## Your goal
Omitting the pictures, copy exactly each line from the one containing "Output the Python" up to and including the one containing "6.1, 12.0, 16.5]".

Start of Material for the task

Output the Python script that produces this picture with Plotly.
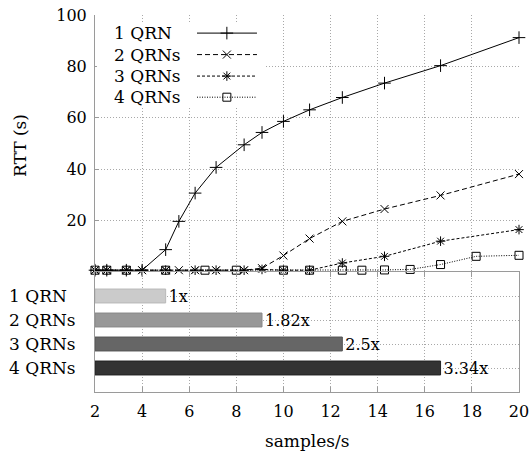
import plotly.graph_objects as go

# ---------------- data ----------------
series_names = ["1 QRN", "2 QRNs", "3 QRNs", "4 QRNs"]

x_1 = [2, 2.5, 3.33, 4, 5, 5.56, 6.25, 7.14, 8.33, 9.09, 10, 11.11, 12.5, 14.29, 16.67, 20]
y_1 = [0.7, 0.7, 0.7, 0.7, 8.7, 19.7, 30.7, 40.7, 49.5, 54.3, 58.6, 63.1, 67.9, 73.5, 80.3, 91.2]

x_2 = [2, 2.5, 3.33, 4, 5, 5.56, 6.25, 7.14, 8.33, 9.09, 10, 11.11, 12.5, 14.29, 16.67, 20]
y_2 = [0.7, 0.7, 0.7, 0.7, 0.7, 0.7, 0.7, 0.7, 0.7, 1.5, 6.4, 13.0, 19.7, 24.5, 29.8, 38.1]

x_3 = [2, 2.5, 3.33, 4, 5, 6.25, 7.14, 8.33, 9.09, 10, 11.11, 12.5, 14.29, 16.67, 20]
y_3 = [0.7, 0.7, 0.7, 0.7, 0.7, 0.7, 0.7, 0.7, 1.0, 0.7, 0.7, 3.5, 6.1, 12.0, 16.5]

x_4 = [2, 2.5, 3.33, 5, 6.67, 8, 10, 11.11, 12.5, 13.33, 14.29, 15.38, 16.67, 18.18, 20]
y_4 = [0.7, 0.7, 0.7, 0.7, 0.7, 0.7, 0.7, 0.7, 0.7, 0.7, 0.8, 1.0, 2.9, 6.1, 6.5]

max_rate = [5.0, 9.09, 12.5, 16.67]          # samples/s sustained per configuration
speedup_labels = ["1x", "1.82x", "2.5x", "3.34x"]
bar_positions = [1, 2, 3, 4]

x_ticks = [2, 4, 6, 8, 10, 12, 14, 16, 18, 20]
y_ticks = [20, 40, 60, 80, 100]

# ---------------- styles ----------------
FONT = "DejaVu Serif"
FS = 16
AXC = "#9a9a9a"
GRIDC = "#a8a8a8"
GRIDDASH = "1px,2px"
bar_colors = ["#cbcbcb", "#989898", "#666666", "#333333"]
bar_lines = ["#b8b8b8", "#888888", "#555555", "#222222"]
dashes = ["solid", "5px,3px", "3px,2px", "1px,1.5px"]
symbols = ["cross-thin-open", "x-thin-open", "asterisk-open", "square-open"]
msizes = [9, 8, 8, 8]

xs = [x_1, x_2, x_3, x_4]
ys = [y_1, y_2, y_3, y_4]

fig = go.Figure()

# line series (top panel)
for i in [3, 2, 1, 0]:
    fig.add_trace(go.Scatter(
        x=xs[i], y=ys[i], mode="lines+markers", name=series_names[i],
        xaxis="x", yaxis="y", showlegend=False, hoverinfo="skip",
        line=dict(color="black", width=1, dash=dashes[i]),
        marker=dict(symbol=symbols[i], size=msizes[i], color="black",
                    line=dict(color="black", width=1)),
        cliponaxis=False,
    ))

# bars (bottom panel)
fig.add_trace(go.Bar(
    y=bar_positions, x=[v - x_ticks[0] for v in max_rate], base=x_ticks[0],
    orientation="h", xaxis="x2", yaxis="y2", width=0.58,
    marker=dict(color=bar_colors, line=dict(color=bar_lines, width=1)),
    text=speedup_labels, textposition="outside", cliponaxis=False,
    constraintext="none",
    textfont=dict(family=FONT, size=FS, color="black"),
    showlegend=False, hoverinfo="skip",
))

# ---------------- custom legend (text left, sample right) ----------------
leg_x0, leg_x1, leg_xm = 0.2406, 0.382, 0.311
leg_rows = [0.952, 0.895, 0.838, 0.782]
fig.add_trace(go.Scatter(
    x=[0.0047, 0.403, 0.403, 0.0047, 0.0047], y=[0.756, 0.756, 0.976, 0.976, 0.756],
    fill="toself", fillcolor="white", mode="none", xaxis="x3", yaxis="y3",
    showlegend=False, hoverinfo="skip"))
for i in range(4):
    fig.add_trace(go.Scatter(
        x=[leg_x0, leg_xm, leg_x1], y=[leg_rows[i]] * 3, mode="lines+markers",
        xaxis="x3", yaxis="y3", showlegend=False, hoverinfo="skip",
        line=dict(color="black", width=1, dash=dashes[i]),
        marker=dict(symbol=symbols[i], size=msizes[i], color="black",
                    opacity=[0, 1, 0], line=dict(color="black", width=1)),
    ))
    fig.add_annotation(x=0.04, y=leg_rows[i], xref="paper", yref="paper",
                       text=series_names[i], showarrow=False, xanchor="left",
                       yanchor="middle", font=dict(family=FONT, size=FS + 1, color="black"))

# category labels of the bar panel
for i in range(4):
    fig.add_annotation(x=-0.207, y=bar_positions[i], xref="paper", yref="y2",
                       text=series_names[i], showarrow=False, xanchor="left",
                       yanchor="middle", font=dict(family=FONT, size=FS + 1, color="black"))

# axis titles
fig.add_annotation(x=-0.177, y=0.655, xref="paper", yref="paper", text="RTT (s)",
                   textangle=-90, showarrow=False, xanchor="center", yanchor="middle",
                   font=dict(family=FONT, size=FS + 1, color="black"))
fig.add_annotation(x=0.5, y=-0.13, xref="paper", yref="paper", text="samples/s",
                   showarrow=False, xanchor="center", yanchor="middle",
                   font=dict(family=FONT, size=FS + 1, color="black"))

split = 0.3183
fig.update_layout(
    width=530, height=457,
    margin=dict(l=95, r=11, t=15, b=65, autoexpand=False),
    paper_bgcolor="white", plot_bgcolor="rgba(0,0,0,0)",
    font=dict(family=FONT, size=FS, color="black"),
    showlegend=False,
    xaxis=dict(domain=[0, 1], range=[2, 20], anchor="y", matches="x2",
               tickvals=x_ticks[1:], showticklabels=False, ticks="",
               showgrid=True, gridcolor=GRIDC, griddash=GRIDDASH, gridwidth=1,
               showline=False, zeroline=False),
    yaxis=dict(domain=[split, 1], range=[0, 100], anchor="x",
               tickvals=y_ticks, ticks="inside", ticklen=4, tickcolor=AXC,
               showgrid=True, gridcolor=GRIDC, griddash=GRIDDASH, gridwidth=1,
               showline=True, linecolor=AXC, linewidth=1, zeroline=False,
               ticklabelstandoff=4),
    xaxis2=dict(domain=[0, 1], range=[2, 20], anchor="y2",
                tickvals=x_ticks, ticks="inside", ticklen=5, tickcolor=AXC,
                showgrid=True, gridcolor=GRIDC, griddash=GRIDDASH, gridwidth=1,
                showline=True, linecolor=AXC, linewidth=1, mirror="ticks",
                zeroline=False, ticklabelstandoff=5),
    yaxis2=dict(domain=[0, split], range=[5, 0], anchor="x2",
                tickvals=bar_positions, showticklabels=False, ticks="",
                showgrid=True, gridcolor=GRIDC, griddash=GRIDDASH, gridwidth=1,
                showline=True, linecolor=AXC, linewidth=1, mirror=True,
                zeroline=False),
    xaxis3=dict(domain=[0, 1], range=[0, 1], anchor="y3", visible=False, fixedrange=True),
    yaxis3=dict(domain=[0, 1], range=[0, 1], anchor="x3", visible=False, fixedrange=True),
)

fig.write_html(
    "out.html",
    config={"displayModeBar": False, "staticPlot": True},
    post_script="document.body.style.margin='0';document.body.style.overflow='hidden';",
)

End of Material for the task
Start of Material for the task

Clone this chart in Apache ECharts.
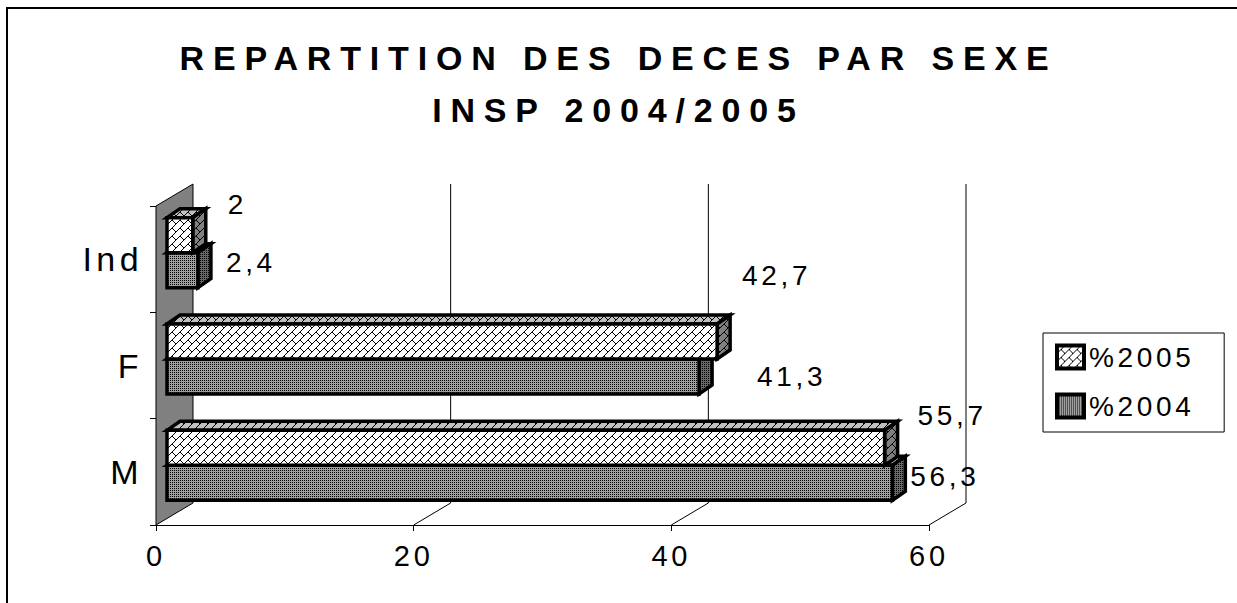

End of Material for the task
Start of Material for the task

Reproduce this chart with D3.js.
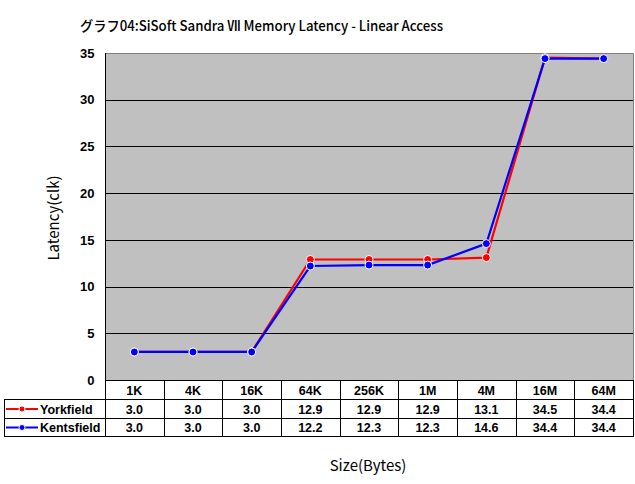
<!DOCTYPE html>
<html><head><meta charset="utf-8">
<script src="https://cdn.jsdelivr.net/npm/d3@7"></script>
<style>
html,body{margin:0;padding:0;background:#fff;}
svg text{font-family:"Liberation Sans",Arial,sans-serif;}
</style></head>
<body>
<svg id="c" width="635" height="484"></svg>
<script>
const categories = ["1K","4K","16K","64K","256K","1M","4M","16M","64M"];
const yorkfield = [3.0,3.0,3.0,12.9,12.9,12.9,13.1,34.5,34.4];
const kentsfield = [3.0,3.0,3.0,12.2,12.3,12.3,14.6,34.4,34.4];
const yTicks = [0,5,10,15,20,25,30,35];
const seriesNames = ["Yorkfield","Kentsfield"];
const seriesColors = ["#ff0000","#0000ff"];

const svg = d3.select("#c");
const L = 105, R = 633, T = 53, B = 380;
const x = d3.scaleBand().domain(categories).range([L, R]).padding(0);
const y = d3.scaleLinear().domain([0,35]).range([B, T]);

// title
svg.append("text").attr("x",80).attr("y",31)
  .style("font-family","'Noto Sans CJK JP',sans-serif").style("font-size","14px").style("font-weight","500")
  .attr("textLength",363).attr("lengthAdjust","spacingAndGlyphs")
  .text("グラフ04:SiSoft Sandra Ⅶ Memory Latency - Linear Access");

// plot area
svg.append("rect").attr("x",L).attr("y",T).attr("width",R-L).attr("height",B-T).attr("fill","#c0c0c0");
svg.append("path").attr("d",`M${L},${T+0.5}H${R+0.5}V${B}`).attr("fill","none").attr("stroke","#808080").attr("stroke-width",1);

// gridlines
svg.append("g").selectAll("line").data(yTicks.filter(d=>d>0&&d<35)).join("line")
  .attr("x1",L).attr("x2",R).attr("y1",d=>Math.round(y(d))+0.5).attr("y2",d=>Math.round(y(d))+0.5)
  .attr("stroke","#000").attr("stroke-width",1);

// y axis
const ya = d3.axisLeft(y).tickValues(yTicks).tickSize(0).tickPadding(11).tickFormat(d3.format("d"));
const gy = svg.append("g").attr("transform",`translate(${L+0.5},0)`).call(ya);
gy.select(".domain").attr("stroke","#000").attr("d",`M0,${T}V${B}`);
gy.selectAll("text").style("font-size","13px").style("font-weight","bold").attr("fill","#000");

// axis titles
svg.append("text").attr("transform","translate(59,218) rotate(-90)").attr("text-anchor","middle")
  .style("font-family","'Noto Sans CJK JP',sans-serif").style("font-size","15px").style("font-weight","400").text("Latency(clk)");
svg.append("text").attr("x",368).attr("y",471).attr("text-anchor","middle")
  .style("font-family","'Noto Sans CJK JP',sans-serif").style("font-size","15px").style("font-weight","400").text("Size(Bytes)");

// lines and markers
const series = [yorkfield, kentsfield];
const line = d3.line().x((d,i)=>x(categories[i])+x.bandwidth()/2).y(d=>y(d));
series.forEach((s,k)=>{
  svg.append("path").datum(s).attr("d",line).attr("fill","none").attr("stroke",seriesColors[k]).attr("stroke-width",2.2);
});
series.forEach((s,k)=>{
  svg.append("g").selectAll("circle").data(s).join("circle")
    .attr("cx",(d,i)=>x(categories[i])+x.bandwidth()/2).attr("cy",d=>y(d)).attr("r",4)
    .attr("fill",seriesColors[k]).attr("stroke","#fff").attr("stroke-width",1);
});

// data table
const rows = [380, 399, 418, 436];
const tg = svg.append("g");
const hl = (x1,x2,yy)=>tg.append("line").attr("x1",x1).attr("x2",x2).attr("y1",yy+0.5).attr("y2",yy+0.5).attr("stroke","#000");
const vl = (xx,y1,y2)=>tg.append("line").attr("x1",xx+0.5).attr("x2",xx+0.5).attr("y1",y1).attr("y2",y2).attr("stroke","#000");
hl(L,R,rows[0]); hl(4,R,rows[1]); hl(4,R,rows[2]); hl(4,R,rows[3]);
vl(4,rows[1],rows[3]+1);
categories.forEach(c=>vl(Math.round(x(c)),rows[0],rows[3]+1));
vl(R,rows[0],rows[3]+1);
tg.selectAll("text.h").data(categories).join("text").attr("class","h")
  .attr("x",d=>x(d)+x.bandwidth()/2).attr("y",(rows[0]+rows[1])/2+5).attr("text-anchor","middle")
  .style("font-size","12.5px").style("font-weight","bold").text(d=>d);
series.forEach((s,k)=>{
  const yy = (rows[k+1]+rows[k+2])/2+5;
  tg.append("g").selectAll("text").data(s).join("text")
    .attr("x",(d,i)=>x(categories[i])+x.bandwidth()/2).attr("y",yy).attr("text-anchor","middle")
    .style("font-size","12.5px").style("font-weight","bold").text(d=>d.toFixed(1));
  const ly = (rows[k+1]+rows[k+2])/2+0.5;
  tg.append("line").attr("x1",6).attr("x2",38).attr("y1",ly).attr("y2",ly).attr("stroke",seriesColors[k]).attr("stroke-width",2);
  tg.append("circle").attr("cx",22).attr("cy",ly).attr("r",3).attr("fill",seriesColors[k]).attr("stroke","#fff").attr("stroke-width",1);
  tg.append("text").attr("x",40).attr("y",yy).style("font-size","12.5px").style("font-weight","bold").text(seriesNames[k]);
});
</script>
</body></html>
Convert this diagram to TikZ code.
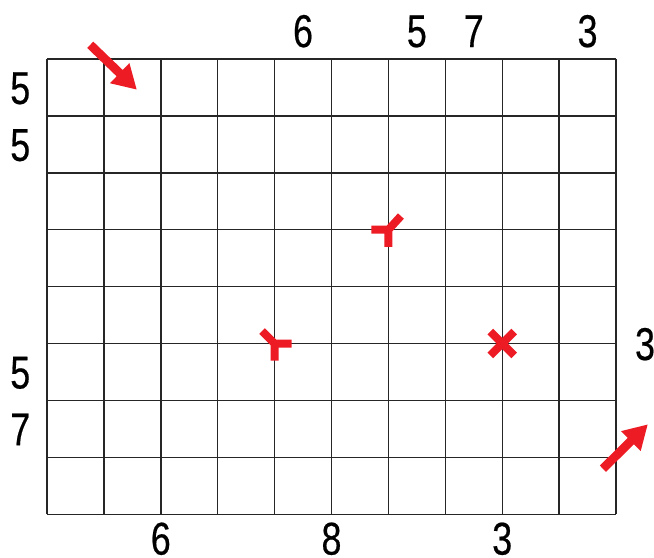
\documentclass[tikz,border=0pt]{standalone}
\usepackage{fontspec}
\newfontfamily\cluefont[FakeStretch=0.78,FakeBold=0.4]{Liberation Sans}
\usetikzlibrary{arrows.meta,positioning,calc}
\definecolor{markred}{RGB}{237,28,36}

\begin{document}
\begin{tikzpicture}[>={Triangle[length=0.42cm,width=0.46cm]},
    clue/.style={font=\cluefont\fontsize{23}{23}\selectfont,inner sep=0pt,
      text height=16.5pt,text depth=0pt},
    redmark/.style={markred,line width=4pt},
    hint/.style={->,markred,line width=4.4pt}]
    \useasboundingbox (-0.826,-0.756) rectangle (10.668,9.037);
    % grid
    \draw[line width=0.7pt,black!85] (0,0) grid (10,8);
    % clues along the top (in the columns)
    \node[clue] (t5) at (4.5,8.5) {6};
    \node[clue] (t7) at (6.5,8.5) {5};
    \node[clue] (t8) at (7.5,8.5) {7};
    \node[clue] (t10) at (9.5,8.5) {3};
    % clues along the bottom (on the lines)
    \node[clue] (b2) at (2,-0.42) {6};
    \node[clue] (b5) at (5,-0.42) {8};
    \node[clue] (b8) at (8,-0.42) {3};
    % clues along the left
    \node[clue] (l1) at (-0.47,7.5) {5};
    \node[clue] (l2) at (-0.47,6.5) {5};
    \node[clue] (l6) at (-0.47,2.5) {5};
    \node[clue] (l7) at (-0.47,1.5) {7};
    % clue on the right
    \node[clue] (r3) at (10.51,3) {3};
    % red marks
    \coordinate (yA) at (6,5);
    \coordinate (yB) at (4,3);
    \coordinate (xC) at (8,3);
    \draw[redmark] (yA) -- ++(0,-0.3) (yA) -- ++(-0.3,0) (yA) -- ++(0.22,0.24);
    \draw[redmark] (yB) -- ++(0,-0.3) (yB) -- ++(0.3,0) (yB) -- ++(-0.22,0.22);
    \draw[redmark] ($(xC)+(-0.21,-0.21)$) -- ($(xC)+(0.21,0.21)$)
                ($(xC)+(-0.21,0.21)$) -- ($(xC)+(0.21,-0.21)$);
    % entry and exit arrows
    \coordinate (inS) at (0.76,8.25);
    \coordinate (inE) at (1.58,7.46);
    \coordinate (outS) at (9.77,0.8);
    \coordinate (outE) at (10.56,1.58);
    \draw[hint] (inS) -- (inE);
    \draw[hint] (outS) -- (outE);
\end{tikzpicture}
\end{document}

End of Material for the task

## Output for this task
Output the Python script that produces this picture with Plotly.
import plotly.graph_objects as go

# ---------------- data ----------------
series_names = ["1 QRN", "2 QRNs", "3 QRNs", "4 QRNs"]

x_1 = [2, 2.5, 3.33, 4, 5, 5.56, 6.25, 7.14, 8.33, 9.09, 10, 11.11, 12.5, 14.29, 16.67, 20]
y_1 = [0.7, 0.7, 0.7, 0.7, 8.7, 19.7, 30.7, 40.7, 49.5, 54.3, 58.6, 63.1, 67.9, 73.5, 80.3, 91.2]

x_2 = [2, 2.5, 3.33, 4, 5, 5.56, 6.25, 7.14, 8.33, 9.09, 10, 11.11, 12.5, 14.29, 16.67, 20]
y_2 = [0.7, 0.7, 0.7, 0.7, 0.7, 0.7, 0.7, 0.7, 0.7, 1.5, 6.4, 13.0, 19.7, 24.5, 29.8, 38.1]

x_3 = [2, 2.5, 3.33, 4, 5, 6.25, 7.14, 8.33, 9.09, 10, 11.11, 12.5, 14.29, 16.67, 20]
y_3 = [0.7, 0.7, 0.7, 0.7, 0.7, 0.7, 0.7, 0.7, 1.0, 0.7, 0.7, 3.5, 6.1, 12.0, 16.5]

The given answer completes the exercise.